POURQUOI J’AI TUE PIERRE

Un récit autobiographique grave et sensible sur le thème de la pédophilie.

Elevé par des parents baba cool aux moeurs plutôt libérés, Olivier a une vie un peu trop olé-olé pour ses grands-parents qui compensent avec une éducation stricte et pieuse. Sa rencontre avec Pierre, un « curé de gauche » joyeux et bon vivant, va bouleverser sa vie. Au fil des camps de vacances, se noue entre eux une vraie amitié et l’été de ses 12 ans aurait pu se dérouler comme les autres. Mais cette fois là, Pierre, son ami, son « héros », lui demande de toucher son corps…

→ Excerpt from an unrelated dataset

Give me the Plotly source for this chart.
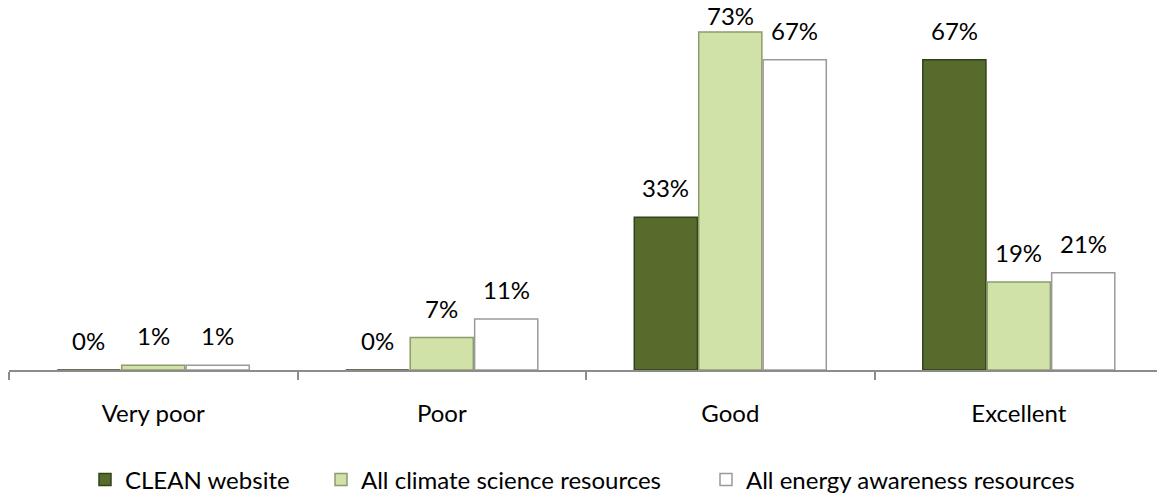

« Pourquoi j’ai tué Pierre » n’est pas le récit d’une vengeance, d’un crime commis en représailles de cet épisode douloureux. Le « j’ai tué Pierre » n’est que symbolique – allusion au « tuer le père » du complexe d’Oedipe de Freud. Mais il n’en perd pas moins de sa force, au contraire.

L’ouvrage est autobiographique et pour mettre en images le traumatisme subi, Olivier Ka a fait appel à son ami Alfred avec qui il a déjà réalisé « Monsieur Rouge » (Ed.Petit à Petit). Olivier n’a pas été violé mais parce que le geste est venu de quelqu’un en qui il avait une totale confiance, il est apparu plus affreux encore, comme un geste de trahison. Bien que mûr pour son âge, Olivier n’était qu’un enfant sans défense, donnant tout sans restriction à son ami. La chute n’en est que plus rude. C’est ce que raconte cette bande dessinée d’une centaine de pages, « aussi efficace qu’une psychanalyse » de l’aveu même du scénariste.

Pour nous, c’est un choc. De par le thème d’abord, la pédophilie n’étant pas un thème qu’on a l’habitude de lire en bande dessinée. De par son traitement ensuite: si le dessin est pudique et tout en subtilité – coloré et lumineux pour les moments de bonheur, sombre et hachuré pour les instants d’angoisse -, les mots eux sont justes mais crus. Ka en profite aussi pour régler ses comptes avec la religion.

Le coup de théâtre final – aussi imprévu pour nous que pour les auteurs – vient asséner un dernier coup. Comme Alfred qui assiste en spectateur à ce qui se passe, nous sommes pétrifiés. Olivier vient d’achever Pierre.